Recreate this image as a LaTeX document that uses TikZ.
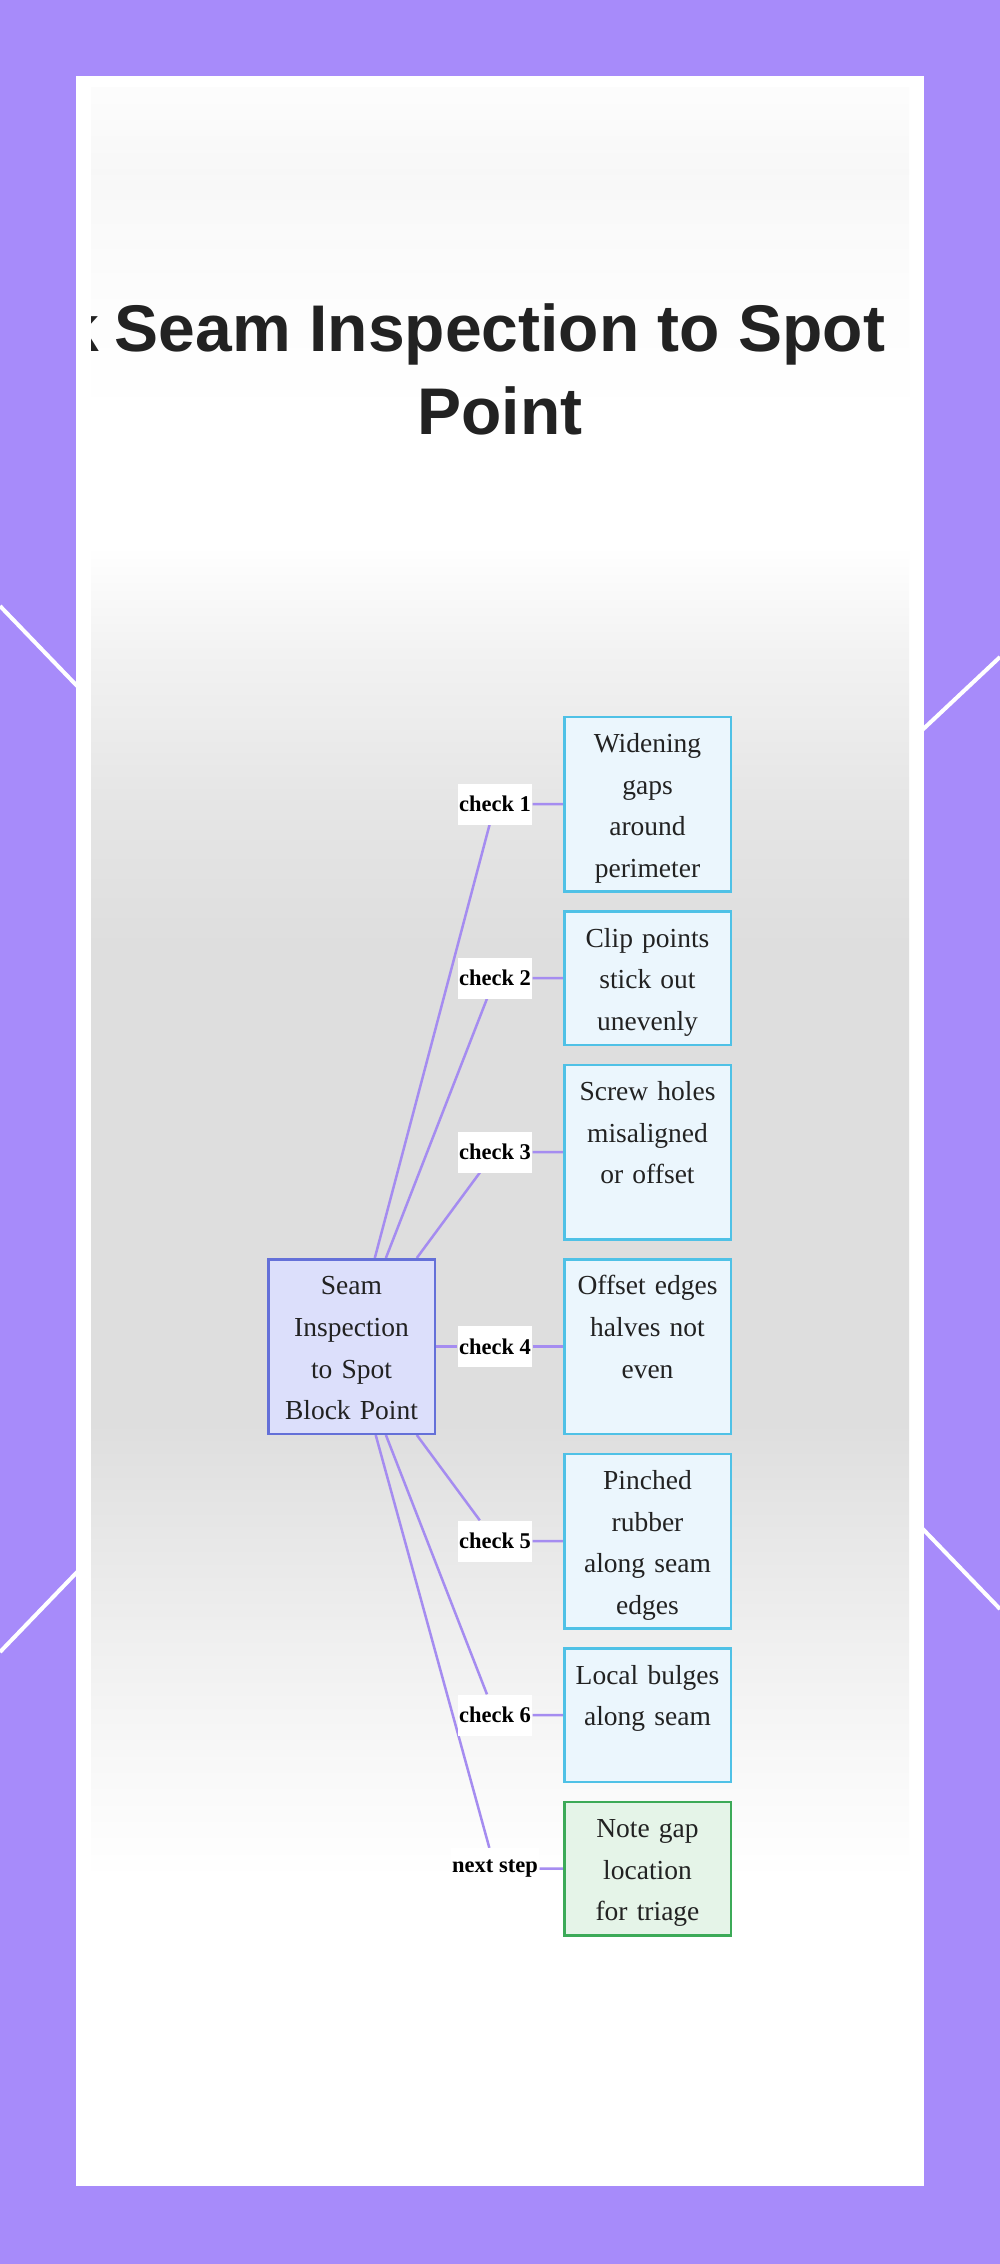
\documentclass[tikz,border=0pt]{standalone}
\usepackage{fontspec}
\setmainfont{Liberation Serif}
\newfontfamily\headfont{Liberation Sans}
\usetikzlibrary{positioning}
\definecolor{framepurple}{HTML}{A78BFA}
\definecolor{linkpurple}{HTML}{A58CF0}
\definecolor{hubfill}{HTML}{DCDFFB}
\definecolor{hubdraw}{HTML}{6470D8}
\definecolor{findfill}{HTML}{EBF6FD}
\definecolor{finddraw}{HTML}{4FC1E6}
\definecolor{notefill}{HTML}{E5F4E8}
\definecolor{notedraw}{HTML}{3CAA58}
\definecolor{inktext}{HTML}{222222}
\pgfdeclarelayer{fog}
\pgfdeclarelayer{links}
\pgfsetlayers{fog,links,main}
\pgfdeclareverticalshading{panelfog}{100bp}{color(0bp)=(white); color(25bp)=(white);
  color(32bp)=(white); color(36bp)=(black!4); color(40bp)=(black!9);
  color(43bp)=(black!13); color(54.3bp)=(black!13); color(57.9bp)=(black!10);
  color(61.5bp)=(black!5); color(64bp)=(white); color(67bp)=(white);
  color(70bp)=(black!1); color(73bp)=(black!3); color(75bp)=(black!1);
  color(100bp)=(white)}
\tikzset{
  finding box/.style={draw=finddraw,fill=findfill,line width=2.5pt,text=inktext,
    minimum width=166.5pt,text width=158pt,align=center,inner sep=4pt,
    font=\fontsize{27.5}{41.6}\selectfont,
    execute at begin node=\rule{0pt}{31.6pt},
    execute at end node=\rule[-10pt]{0pt}{10pt}},
  tall box/.style={finding box,minimum height=174.5pt},
  short box/.style={finding box,minimum height=133.5pt},
  hub box/.style={tall box,draw=hubdraw,fill=hubfill},
  note box/.style={short box,draw=notedraw,fill=notefill},
  check tag/.style={fill=white,inner xsep=1.5pt,inner ysep=0pt,minimum height=41pt,
    font=\fontsize{22.5}{27}\selectfont\bfseries,text=black},
  link/.style={linkpurple,line width=2.5pt},
  title text/.style={font=\headfont\bfseries\fontsize{66}{83}\selectfont,
    text=inktext,inner sep=0pt},
}

\begin{document}
\begin{tikzpicture}[x=1pt,y=-1pt,node distance=17.5pt and 127pt]
  \useasboundingbox (0,0) rectangle (1000,2264);

  % Frame, panel and the soft grey band behind the tree.
  \begin{pgfonlayer}{fog}
    \fill[framepurple] (0,0) rectangle (1000,2264);
    \draw[white,line width=4pt] (0,606) -- (80,689);
    \draw[white,line width=4pt] (0,1652) -- (80,1569);
    \draw[white,line width=4pt] (1000,657) -- (918,734);
    \draw[white,line width=4pt] (1000,1609) -- (918,1524);
    \fill[white] (76,76) rectangle (924,2186);
    \shade[shading=panelfog] (91,88) rectangle (909,2170);
  \end{pgfonlayer}

  \node[title text,anchor=base] (title) at (500,351) {Seam Inspection to Spot};
  \node[title text,anchor=base] (titletail) at (500,434) {Point};
  \begin{scope}
    \clip (91,280) rectangle (200,450);
    \node[title text,anchor=base east] (titlecut) at (99,351) {k};
  \end{scope}

  % Hub on the left, the findings stacked to its right.
  \node[hub box] (hub) at (351.5,1346.5) {Seam\\Inspection\\to Spot\\Block Point};
  \node[tall box,right=of hub] (box4) {Offset edges\\halves not\\even\\};
  \node[tall box,above=of box4] (box3) {Screw holes\\misaligned\\or offset\\};
  \node[short box,above=of box3] (box2) {Clip points\\stick out\\unevenly};
  \node[tall box,above=of box2] (box1) {Widening\\gaps\\around\\perimeter};
  \node[tall box,below=of box4] (box5) {Pinched\\rubber\\along seam\\edges};
  \node[short box,below=of box5] (box6) {Local bulges\\along seam\\};
  \node[note box,below=of box6] (box7) {Note gap\\location\\for triage};

  % Edge labels sit in one column between hub and findings.
  \coordinate (tagcol) at (495,0);
  \node[check tag] (tag1) at (tagcol |- box1) {check 1};
  \node[check tag] (tag2) at (tagcol |- box2) {check 2};
  \node[check tag] (tag3) at (tagcol |- box3) {check 3};
  \node[check tag] (tag4) at (tagcol |- box4) {check 4};
  \node[check tag] (tag5) at (tagcol |- box5) {check 5};
  \node[check tag] (tag6) at (tagcol |- box6) {check 6};
  \node[check tag] (tag7) at (tagcol |- box7) {next step};

  \begin{pgfonlayer}{links}
    \draw[link] (hub) -- (tag1) -- (box1);
    \draw[link] (hub) -- (tag2) -- (box2);
    \draw[link] (hub) -- (tag3) -- (box3);
    \draw[link] (hub) -- (tag4) -- (box4);
    \draw[link] (hub) -- (tag5) -- (box5);
    \draw[link] (hub) -- (tag6) -- (box6);
    \draw[link] (hub) -- (tag7) -- (box7);
  \end{pgfonlayer}
\end{tikzpicture}
\end{document}
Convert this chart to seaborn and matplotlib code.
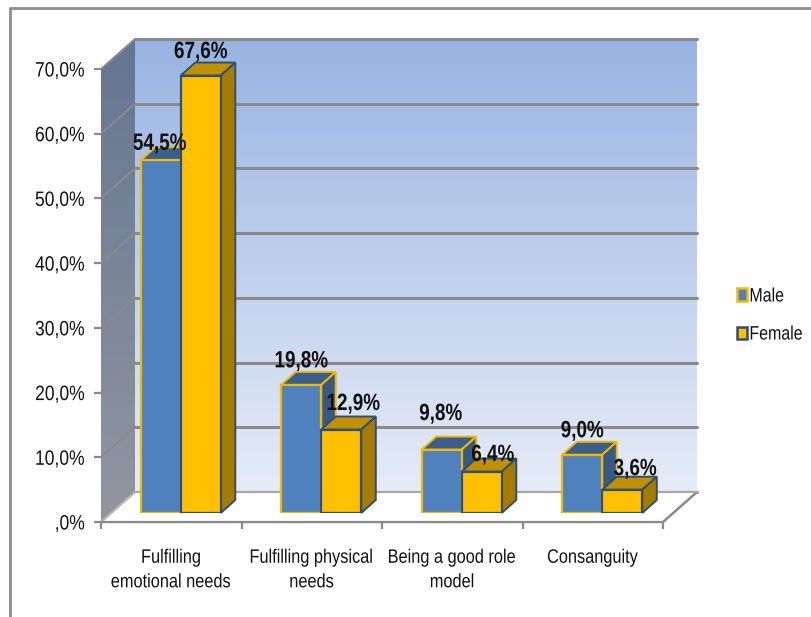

Task requirements
Repeat the records above exactly, leaving out any pictures they contain.

Result
Recreate this image as a LaTeX document that uses TikZ.
\documentclass[tikz,border=0pt]{standalone}
\usepackage{fontspec}
\setmainfont{Liberation Serif}
\newfontfamily\headfont{Liberation Sans}
\usetikzlibrary{positioning}
\definecolor{framepurple}{HTML}{A78BFA}
\definecolor{linkpurple}{HTML}{A58CF0}
\definecolor{hubfill}{HTML}{DCDFFB}
\definecolor{hubdraw}{HTML}{6470D8}
\definecolor{findfill}{HTML}{EBF6FD}
\definecolor{finddraw}{HTML}{4FC1E6}
\definecolor{notefill}{HTML}{E5F4E8}
\definecolor{notedraw}{HTML}{3CAA58}
\definecolor{inktext}{HTML}{222222}
\pgfdeclarelayer{fog}
\pgfdeclarelayer{links}
\pgfsetlayers{fog,links,main}
\pgfdeclareverticalshading{panelfog}{100bp}{color(0bp)=(white); color(25bp)=(white);
  color(32bp)=(white); color(36bp)=(black!4); color(40bp)=(black!9);
  color(43bp)=(black!13); color(54.3bp)=(black!13); color(57.9bp)=(black!10);
  color(61.5bp)=(black!5); color(64bp)=(white); color(67bp)=(white);
  color(70bp)=(black!1); color(73bp)=(black!3); color(75bp)=(black!1);
  color(100bp)=(white)}
\tikzset{
  finding box/.style={draw=finddraw,fill=findfill,line width=2.5pt,text=inktext,
    minimum width=166.5pt,text width=158pt,align=center,inner sep=4pt,
    font=\fontsize{27.5}{41.6}\selectfont,
    execute at begin node=\rule{0pt}{31.6pt},
    execute at end node=\rule[-10pt]{0pt}{10pt}},
  tall box/.style={finding box,minimum height=174.5pt},
  short box/.style={finding box,minimum height=133.5pt},
  hub box/.style={tall box,draw=hubdraw,fill=hubfill},
  note box/.style={short box,draw=notedraw,fill=notefill},
  check tag/.style={fill=white,inner xsep=1.5pt,inner ysep=0pt,minimum height=41pt,
    font=\fontsize{22.5}{27}\selectfont\bfseries,text=black},
  link/.style={linkpurple,line width=2.5pt},
  title text/.style={font=\headfont\bfseries\fontsize{66}{83}\selectfont,
    text=inktext,inner sep=0pt},
}

\begin{document}
\begin{tikzpicture}[x=1pt,y=-1pt,node distance=17.5pt and 127pt]
  \useasboundingbox (0,0) rectangle (1000,2264);

  % Frame, panel and the soft grey band behind the tree.
  \begin{pgfonlayer}{fog}
    \fill[framepurple] (0,0) rectangle (1000,2264);
    \draw[white,line width=4pt] (0,606) -- (80,689);
    \draw[white,line width=4pt] (0,1652) -- (80,1569);
    \draw[white,line width=4pt] (1000,657) -- (918,734);
    \draw[white,line width=4pt] (1000,1609) -- (918,1524);
    \fill[white] (76,76) rectangle (924,2186);
    \shade[shading=panelfog] (91,88) rectangle (909,2170);
  \end{pgfonlayer}

  \node[title text,anchor=base] (title) at (500,351) {Seam Inspection to Spot};
  \node[title text,anchor=base] (titletail) at (500,434) {Point};
  \begin{scope}
    \clip (91,280) rectangle (200,450);
    \node[title text,anchor=base east] (titlecut) at (99,351) {k};
  \end{scope}

  % Hub on the left, the findings stacked to its right.
  \node[hub box] (hub) at (351.5,1346.5) {Seam\\Inspection\\to Spot\\Block Point};
  \node[tall box,right=of hub] (box4) {Offset edges\\halves not\\even\\};
  \node[tall box,above=of box4] (box3) {Screw holes\\misaligned\\or offset\\};
  \node[short box,above=of box3] (box2) {Clip points\\stick out\\unevenly};
  \node[tall box,above=of box2] (box1) {Widening\\gaps\\around\\perimeter};
  \node[tall box,below=of box4] (box5) {Pinched\\rubber\\along seam\\edges};
  \node[short box,below=of box5] (box6) {Local bulges\\along seam\\};
  \node[note box,below=of box6] (box7) {Note gap\\location\\for triage};

  % Edge labels sit in one column between hub and findings.
  \coordinate (tagcol) at (495,0);
  \node[check tag] (tag1) at (tagcol |- box1) {check 1};
  \node[check tag] (tag2) at (tagcol |- box2) {check 2};
  \node[check tag] (tag3) at (tagcol |- box3) {check 3};
  \node[check tag] (tag4) at (tagcol |- box4) {check 4};
  \node[check tag] (tag5) at (tagcol |- box5) {check 5};
  \node[check tag] (tag6) at (tagcol |- box6) {check 6};
  \node[check tag] (tag7) at (tagcol |- box7) {next step};

  \begin{pgfonlayer}{links}
    \draw[link] (hub) -- (tag1) -- (box1);
    \draw[link] (hub) -- (tag2) -- (box2);
    \draw[link] (hub) -- (tag3) -- (box3);
    \draw[link] (hub) -- (tag4) -- (box4);
    \draw[link] (hub) -- (tag5) -- (box5);
    \draw[link] (hub) -- (tag6) -- (box6);
    \draw[link] (hub) -- (tag7) -- (box7);
  \end{pgfonlayer}
\end{tikzpicture}
\end{document}
Convert this chart to seaborn and matplotlib code.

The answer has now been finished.